** START Data to process **

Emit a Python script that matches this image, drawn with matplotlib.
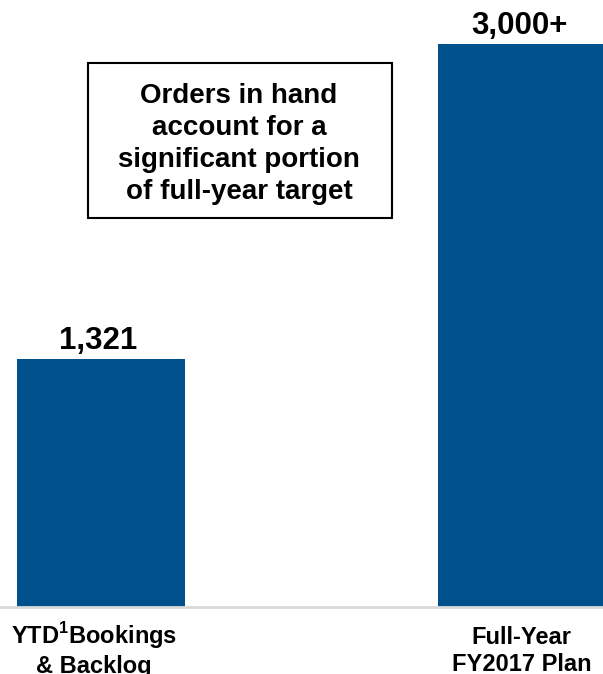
import matplotlib
matplotlib.use("Agg")
import matplotlib.pyplot as plt
from matplotlib.patches import Rectangle
from matplotlib.transforms import ScaledTranslation

plt.rcParams['font.family'] = ['Liberation Sans', 'DejaVu Sans']
plt.rcParams['font.weight'] = 'bold'
plt.rcParams['mathtext.fontset'] = 'custom'
plt.rcParams['mathtext.bf'] = 'Liberation Sans:bold'
plt.rcParams['mathtext.rm'] = 'Liberation Sans:bold'

# data
categories = ["YTD$^{\\mathbf{1}}$Bookings\n& Backlog", "Full-Year\nFY2017 Plan"]
values = [1321, 3000]
value_labels = ["1,321", "3,000+"]
note = "Orders in hand\naccount for a\nsignificant portion\nof full-year target"

bar_color = "#00508C"

fig = plt.figure(figsize=(6.03, 6.74), dpi=100)
ax = fig.add_axes([0, 67 / 674, 1, 607 / 674])

x = range(len(values))
bars = ax.bar(x, values, width=0.4, color=bar_color, zorder=2)
ax.set_xlim(-0.24, 1.193)
ax.set_ylim(0, 3232)

for b, lab in zip(bars, value_labels):
    ax.annotate(lab, (b.get_x() + b.get_width() / 2, b.get_height()),
                xytext=(-2, 2), textcoords="offset points",
                ha="center", va="bottom", fontsize=22.5, fontweight="bold")

ax.axhline(0, color="#d9d9d9", lw=2, zorder=3, clip_on=False)

for s in ax.spines.values():
    s.set_visible(False)
ax.set_yticks([])
ax.set_xticks(list(x))
ax.set_xticklabels(categories, fontsize=17, fontweight="bold", linespacing=1.2)
ax.tick_params(axis="x", length=0, pad=14)
lbl = ax.get_xticklabels()[0]
lbl.set_transform(lbl.get_transform() + ScaledTranslation(-0.07, 0.06, fig.dpi_scale_trans))

# note box
fig.patches.append(Rectangle((88 / 603, 1 - 218 / 674), 304 / 603, 155 / 674,
                             transform=fig.transFigure, fill=False,
                             edgecolor="black", lw=1.5))
fig.text(239 / 603, 1 - 144 / 674, note, ha="center", va="center",
         fontsize=20, fontweight="bold", linespacing=1.3)

fig.savefig("out.png", dpi=100)
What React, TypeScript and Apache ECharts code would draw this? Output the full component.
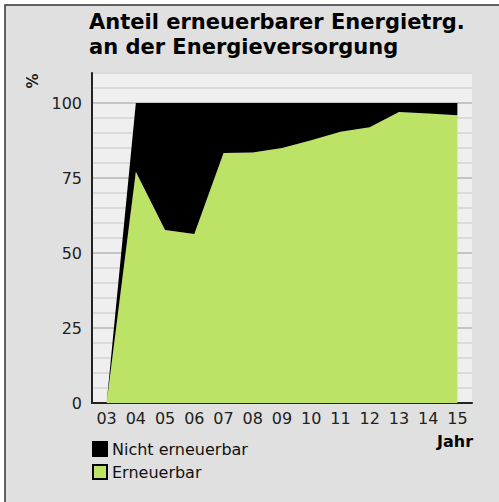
import React, { useEffect, useRef } from "react";
import * as echarts from "echarts";

const years = ["03", "04", "05", "06", "07", "08", "09", "10", "11", "12", "13", "14", "15"];
const erneuerbar = [0, 77.1, 57.7, 56.3, 83.3, 83.5, 85, 87.6, 90.4, 91.9, 97, 96.5, 95.9];
const nichtErneuerbar = [0, 22.9, 42.3, 43.7, 16.7, 16.5, 15, 12.4, 9.6, 8.1, 3, 3.5, 4.1];
const yTickLabels = [0, 25, 50, 75, 100];

export default function App() {
  const ref = useRef<HTMLDivElement>(null);
  useEffect(() => {
    document.body.style.margin = "0";
    const chart = echarts.init(ref.current!, null, { renderer: "svg" });
    const font = "'DejaVu Sans', sans-serif";
    const splitColors = ["#c4c4c4", "#dadada", "#dadada", "#dadada", "#dadada"];
    chart.setOption({
      animation: false,
      backgroundColor: "#ffffff",
      textStyle: { fontFamily: font },
      title: {
        text: "Anteil erneuerbarer Energietrg.\nan der Energieversorgung",
        left: 89,
        top: 9,
        padding: 0,
        textStyle: { fontSize: 21, fontWeight: "bold", color: "#000", lineHeight: 25, fontFamily: font },
      },
      graphic: [
        {
          type: "rect",
          z: -10,
          shape: { x: 5, y: 5, width: 520, height: 520 },
          style: { fill: "#e0e0e0", stroke: "#333", lineWidth: 1.5 },
        },
        {
          type: "text",
          x: 33,
          y: 81,
          rotation: Math.PI / 2,
          style: { text: "%", font: `bold 15px ${font}`, fill: "#222", align: "center", verticalAlign: "middle" },
        },
        {
          type: "text",
          x: 455,
          y: 441,
          style: { text: "Jahr", font: `bold 16px ${font}`, fill: "#000", align: "center", verticalAlign: "middle" },
        },
      ],
      legend: {
        orient: "vertical",
        left: 92,
        top: 441,
        padding: 0,
        itemGap: 7,
        itemWidth: 14,
        itemHeight: 14,
        icon: "rect",
        data: ["Nicht erneuerbar", "Erneuerbar"],
        textStyle: { fontSize: 16, color: "#111", fontFamily: font, padding: [0, 0, 0, 0] },
      },
      grid: {
        left: 92,
        right: 27,
        top: 73,
        bottom: 99,
        show: true,
        backgroundColor: "#efefef",
        borderWidth: 0,
      },
      xAxis: {
        type: "category",
        data: years,
        boundaryGap: true,
        axisLine: { lineStyle: { color: "#222", width: 2 } },
        axisTick: { show: false },
        axisLabel: { fontSize: 16, color: "#222", margin: 7, fontFamily: font },
        splitLine: { show: false },
      },
      yAxis: {
        type: "value",
        min: 0,
        max: 110,
        interval: 5,
        axisLine: { show: true, lineStyle: { color: "#222", width: 2 } },
        axisTick: { show: false },
        axisLabel: {
          fontSize: 16,
          color: "#222",
          margin: 10,
          fontFamily: font,
          formatter: (v: number) => (yTickLabels.indexOf(v) >= 0 ? String(v) : ""),
        },
        splitLine: { show: true, lineStyle: { color: splitColors, width: 2 } },
      },
      series: [
        {
          name: "Erneuerbar",
          type: "line",
          stack: "total",
          data: erneuerbar,
          symbol: "none",
          lineStyle: { width: 0 },
          itemStyle: { color: "#bde366", borderColor: "#000", borderWidth: 1 },
          areaStyle: { color: "#bde366", opacity: 1 },
        },
        {
          name: "Nicht erneuerbar",
          type: "line",
          stack: "total",
          data: nichtErneuerbar,
          symbol: "none",
          lineStyle: { width: 0 },
          itemStyle: { color: "#000", borderColor: "#000", borderWidth: 1 },
          areaStyle: { color: "#000", opacity: 1 },
        },
      ],
    });
    return () => chart.dispose();
  }, []);
  return <div ref={ref} style={{ width: 499, height: 502 }} />;
}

** END Data to process **

From the entries above, copy each line holding "this".

Emit a Python script that matches this image, drawn with matplotlib.
What React, TypeScript and Apache ECharts code would draw this? Output the full component.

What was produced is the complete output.